━━ PROVIDED MATERIAL ━━
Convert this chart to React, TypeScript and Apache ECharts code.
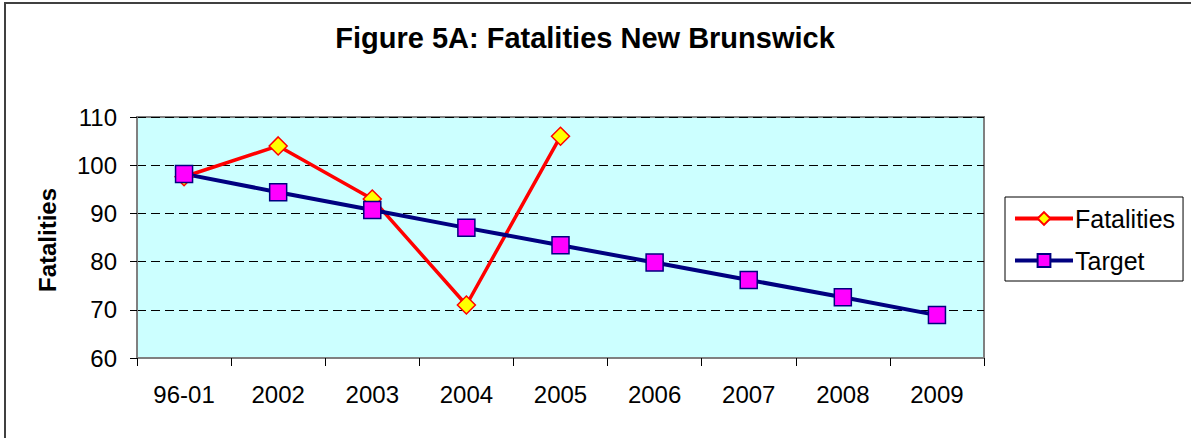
import React, { useEffect, useRef } from "react";
import * as echarts from "echarts";

const categories = ["96-01", "2002", "2003", "2004", "2005", "2006", "2007", "2008", "2009"];
const fatalities = [97.6, 104, 93, 71, 106, null, null, null, null];
const target = [98.2, 94.4, 90.7, 87, 83.4, 79.8, 76.2, 72.6, 68.9];
const yTicks = { min: 60, max: 110, interval: 10 };

const FONT = "'Liberation Sans', Arial, sans-serif";

export default function App() {
  const ref = useRef<HTMLDivElement>(null);
  useEffect(() => {
    document.body.style.margin = "0";
    const chart = echarts.init(ref.current!, undefined, { renderer: "svg" });
    chart.setOption({
      animation: false,
      backgroundColor: "#ffffff",
      textStyle: { fontFamily: FONT },
      graphic: [
        {
          type: "rect",
          shape: { x: 5, y: 3, width: 1400, height: 700 },
          style: { fill: "none", stroke: "#404040", lineWidth: 2 },
          silent: true,
        },
        {
          type: "text",
          x: 585,
          y: 38,
          style: {
            text: "Figure 5A: Fatalities New Brunswick",
            font: `bold 29px ${FONT}`,
            fill: "#000",
            textAlign: "center",
            textVerticalAlign: "middle",
          },
        },
        {
          type: "text",
          x: 47,
          y: 240,
          rotation: Math.PI / 2,
          style: {
            text: "Fatalities",
            font: `bold 24px ${FONT}`,
            fill: "#000",
            textAlign: "center",
            textVerticalAlign: "middle",
          },
        },
      ],
      grid: {
        left: 137,
        top: 117,
        width: 847,
        height: 241,
        show: true,
        backgroundColor: "#CCFFFF",
        borderColor: "#808080",
        borderWidth: 2,
        containLabel: false,
      },
      legend: {
        orient: "vertical",
        left: 1005,
        top: 197,
        padding: [9, 8, 8, 8],
        itemWidth: 58,
        itemHeight: 16,
        itemGap: 17,
        borderColor: "#000",
        borderWidth: 1,
        backgroundColor: "#fff",
        textStyle: { fontFamily: FONT, fontSize: 25, color: "#000", lineHeight: 24, padding: [0, 0, 0, -3] },
        data: [
          { name: "Fatalities", lineStyle: { width: 4, color: "#FF0000" } },
          { name: "Target", lineStyle: { width: 4, color: "#000080" } },
        ],
      },
      xAxis: {
        type: "category",
        data: categories,
        boundaryGap: true,
        axisLine: { show: true, lineStyle: { color: "#808080", width: 2 } },
        axisTick: { show: true, length: 8, lineStyle: { color: "#000", width: 1 } },
        axisLabel: { fontFamily: FONT, fontSize: 24, color: "#000", margin: 24 },
        splitLine: { show: false },
      },
      yAxis: {
        type: "value",
        min: yTicks.min,
        max: yTicks.max,
        interval: yTicks.interval,
        axisLine: { show: true, lineStyle: { color: "#808080", width: 2 } },
        axisTick: { show: true, length: 7, lineStyle: { color: "#000", width: 1 } },
        axisLabel: { fontFamily: FONT, fontSize: 24, color: "#000", margin: 20 },
        splitLine: { show: true, lineStyle: { color: "#000", type: [9, 5], width: 1 } },
      },
      series: [
        {
          name: "Fatalities",
          type: "line",
          data: fatalities,
          symbol: "diamond",
          symbolSize: 18,
          connectNulls: false,
          lineStyle: { color: "#FF0000", width: 3.5 },
          itemStyle: { color: "#FFFF00", borderColor: "#FF0000", borderWidth: 1.5 },
        },
        {
          name: "Target",
          type: "line",
          data: target,
          symbol: "rect",
          symbolSize: 17,
          lineStyle: { color: "#000080", width: 4 },
          itemStyle: { color: "#FF00FF", borderColor: "#000080", borderWidth: 1.5 },
        },
      ],
    });
    return () => chart.dispose();
  }, []);
  return <div ref={ref} style={{ position: "absolute", left: 0, top: 0, width: 1191, height: 438 }} />;
}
━━━
§ SHORT PROBLEM: Your task is to restate word for word the lines from the top of the data to the line containing "110, interval: 10", both ends included, with every picture left out.

§ THE RESULT:
Convert this chart to React, TypeScript and Apache ECharts code.
import React, { useEffect, useRef } from "react";
import * as echarts from "echarts";

const categories = ["96-01", "2002", "2003", "2004", "2005", "2006", "2007", "2008", "2009"];
const fatalities = [97.6, 104, 93, 71, 106, null, null, null, null];
const target = [98.2, 94.4, 90.7, 87, 83.4, 79.8, 76.2, 72.6, 68.9];
const yTicks = { min: 60, max: 110, interval: 10 };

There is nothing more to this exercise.